*The task*:
Seek out every line containing the word "this", and copy each.

*Supplied material*:
------------------------------

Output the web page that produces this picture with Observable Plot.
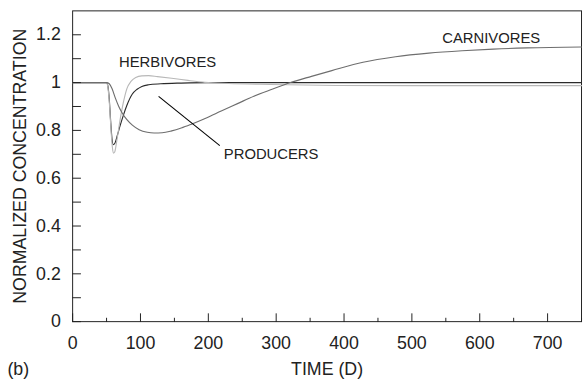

------------------------------

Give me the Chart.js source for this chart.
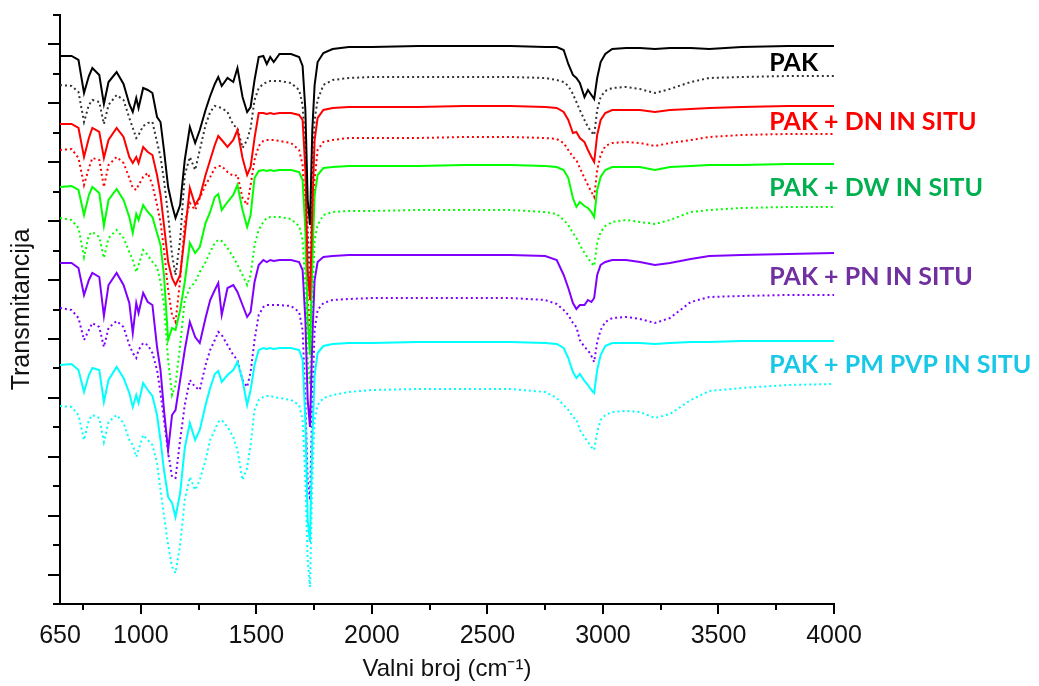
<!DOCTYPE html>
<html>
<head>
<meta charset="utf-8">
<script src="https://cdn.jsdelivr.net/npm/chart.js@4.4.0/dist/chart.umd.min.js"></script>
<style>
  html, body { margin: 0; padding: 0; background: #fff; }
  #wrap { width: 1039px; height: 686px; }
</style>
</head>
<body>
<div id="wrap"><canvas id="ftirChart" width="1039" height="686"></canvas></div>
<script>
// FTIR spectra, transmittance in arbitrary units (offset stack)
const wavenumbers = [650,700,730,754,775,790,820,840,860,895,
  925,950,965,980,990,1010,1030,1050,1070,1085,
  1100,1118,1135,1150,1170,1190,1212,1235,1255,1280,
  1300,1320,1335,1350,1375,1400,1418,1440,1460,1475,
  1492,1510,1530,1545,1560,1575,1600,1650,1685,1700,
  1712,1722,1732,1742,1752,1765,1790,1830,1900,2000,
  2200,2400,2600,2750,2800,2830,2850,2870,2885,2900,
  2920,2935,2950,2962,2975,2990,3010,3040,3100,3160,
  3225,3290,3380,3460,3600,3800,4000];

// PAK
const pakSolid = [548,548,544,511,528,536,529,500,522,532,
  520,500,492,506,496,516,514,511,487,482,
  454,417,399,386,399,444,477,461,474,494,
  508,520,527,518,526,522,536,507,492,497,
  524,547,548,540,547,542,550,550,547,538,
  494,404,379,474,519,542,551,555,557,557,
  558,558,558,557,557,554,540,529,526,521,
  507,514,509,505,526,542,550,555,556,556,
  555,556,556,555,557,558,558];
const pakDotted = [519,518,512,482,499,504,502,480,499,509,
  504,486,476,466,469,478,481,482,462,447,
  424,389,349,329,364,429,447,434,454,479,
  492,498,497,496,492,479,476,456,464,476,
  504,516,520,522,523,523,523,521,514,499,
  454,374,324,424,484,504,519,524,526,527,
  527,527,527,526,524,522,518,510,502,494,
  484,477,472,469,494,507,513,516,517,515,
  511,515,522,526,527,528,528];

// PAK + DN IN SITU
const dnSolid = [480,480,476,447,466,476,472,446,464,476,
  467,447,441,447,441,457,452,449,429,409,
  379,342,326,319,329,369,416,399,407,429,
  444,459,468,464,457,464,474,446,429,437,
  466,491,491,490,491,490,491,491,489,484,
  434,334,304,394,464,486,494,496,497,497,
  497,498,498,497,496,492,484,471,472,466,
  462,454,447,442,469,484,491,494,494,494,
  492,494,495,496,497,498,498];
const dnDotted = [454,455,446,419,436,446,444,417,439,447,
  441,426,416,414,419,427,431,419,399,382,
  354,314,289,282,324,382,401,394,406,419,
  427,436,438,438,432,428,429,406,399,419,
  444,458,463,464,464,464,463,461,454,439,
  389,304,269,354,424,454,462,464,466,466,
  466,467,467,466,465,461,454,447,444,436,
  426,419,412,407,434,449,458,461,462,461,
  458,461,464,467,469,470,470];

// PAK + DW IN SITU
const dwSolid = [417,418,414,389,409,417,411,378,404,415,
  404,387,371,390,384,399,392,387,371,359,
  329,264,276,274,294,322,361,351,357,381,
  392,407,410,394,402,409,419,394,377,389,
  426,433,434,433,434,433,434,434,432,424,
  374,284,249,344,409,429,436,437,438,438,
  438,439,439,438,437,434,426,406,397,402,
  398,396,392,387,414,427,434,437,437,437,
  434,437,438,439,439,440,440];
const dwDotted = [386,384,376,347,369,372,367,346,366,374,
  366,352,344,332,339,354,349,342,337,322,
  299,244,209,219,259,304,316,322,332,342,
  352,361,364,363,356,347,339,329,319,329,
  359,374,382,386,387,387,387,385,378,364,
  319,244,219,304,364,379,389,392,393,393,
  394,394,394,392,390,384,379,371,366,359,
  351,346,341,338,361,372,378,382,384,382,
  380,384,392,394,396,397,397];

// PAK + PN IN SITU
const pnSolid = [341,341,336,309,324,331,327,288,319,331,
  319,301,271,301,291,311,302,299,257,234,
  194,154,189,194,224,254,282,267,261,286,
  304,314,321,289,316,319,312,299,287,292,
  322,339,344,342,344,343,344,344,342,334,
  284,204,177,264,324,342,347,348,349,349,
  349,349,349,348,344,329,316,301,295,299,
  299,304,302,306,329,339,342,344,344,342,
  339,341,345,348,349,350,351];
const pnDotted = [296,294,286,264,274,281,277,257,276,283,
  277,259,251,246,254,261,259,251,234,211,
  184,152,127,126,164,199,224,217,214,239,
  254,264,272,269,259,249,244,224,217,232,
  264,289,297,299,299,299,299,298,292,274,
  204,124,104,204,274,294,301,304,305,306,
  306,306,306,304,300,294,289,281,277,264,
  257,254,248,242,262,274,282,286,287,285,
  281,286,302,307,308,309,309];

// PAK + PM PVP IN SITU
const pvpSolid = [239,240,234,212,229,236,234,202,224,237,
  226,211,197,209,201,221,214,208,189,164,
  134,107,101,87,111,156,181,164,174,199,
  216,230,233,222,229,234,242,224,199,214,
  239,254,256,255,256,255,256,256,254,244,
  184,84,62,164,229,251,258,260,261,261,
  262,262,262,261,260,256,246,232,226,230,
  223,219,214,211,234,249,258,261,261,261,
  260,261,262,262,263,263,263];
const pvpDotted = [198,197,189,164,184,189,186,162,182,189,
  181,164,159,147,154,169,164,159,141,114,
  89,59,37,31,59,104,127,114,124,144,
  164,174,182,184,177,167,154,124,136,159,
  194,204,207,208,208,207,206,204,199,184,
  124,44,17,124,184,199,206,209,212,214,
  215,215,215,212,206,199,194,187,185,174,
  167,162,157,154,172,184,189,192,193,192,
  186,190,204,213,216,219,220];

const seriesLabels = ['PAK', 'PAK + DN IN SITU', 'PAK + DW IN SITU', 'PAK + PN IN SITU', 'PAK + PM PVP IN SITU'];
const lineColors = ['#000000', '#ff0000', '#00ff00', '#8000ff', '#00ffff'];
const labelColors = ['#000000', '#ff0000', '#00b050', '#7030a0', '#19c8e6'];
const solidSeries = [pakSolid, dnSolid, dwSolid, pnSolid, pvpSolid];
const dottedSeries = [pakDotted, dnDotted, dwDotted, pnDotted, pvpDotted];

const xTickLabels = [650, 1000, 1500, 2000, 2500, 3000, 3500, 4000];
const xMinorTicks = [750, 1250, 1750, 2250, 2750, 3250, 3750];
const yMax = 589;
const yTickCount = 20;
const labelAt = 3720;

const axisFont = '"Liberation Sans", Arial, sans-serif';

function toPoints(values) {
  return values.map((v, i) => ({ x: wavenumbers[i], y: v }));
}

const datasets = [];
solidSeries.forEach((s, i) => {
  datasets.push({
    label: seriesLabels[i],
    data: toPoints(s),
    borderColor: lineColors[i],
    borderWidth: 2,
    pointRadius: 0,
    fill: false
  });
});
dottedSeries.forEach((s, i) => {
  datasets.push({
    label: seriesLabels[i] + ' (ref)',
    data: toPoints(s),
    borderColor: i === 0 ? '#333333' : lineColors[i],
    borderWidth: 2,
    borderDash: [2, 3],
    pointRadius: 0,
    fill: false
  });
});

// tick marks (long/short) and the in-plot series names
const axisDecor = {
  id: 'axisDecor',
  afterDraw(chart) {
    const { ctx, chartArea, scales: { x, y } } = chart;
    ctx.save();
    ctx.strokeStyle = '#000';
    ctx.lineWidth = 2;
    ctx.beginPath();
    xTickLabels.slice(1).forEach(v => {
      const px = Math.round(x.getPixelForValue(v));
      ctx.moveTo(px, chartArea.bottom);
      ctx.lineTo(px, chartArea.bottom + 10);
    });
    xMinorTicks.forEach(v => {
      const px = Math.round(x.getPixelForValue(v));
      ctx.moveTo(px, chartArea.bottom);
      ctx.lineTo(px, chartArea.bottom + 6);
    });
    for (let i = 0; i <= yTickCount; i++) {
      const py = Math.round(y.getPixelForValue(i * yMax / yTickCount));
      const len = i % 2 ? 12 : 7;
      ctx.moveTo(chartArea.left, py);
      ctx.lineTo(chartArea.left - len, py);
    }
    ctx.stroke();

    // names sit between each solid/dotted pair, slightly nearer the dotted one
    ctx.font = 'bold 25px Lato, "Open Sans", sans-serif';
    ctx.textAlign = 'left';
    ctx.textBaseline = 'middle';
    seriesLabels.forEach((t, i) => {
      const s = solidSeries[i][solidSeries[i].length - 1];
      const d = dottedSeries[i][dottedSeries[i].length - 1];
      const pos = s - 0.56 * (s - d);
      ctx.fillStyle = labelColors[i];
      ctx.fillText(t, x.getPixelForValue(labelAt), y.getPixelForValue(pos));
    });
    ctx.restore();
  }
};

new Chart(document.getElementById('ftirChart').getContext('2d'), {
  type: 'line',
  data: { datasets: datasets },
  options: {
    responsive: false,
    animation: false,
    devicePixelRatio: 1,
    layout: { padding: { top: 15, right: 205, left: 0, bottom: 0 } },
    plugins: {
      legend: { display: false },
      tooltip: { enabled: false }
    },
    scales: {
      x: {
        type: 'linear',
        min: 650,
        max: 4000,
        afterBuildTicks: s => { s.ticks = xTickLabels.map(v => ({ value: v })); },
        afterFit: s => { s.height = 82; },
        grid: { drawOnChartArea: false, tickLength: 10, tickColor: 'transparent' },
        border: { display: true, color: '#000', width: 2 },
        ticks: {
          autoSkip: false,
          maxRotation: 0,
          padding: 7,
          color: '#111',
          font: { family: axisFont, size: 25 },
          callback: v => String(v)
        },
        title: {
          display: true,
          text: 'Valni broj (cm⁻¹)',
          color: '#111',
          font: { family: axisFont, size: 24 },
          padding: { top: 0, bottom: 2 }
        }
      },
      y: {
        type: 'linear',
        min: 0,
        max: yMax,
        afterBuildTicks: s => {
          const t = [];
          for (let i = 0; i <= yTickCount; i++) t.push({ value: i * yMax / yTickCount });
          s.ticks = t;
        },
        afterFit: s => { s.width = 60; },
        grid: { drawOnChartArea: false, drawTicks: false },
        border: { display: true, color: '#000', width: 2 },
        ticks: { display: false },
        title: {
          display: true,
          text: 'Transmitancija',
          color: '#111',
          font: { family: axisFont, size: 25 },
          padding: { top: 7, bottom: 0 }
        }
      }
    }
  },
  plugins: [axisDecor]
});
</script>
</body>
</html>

------------------------------

*Answer*:
Output the web page that produces this picture with Observable Plot.
Give me the Chart.js source for this chart.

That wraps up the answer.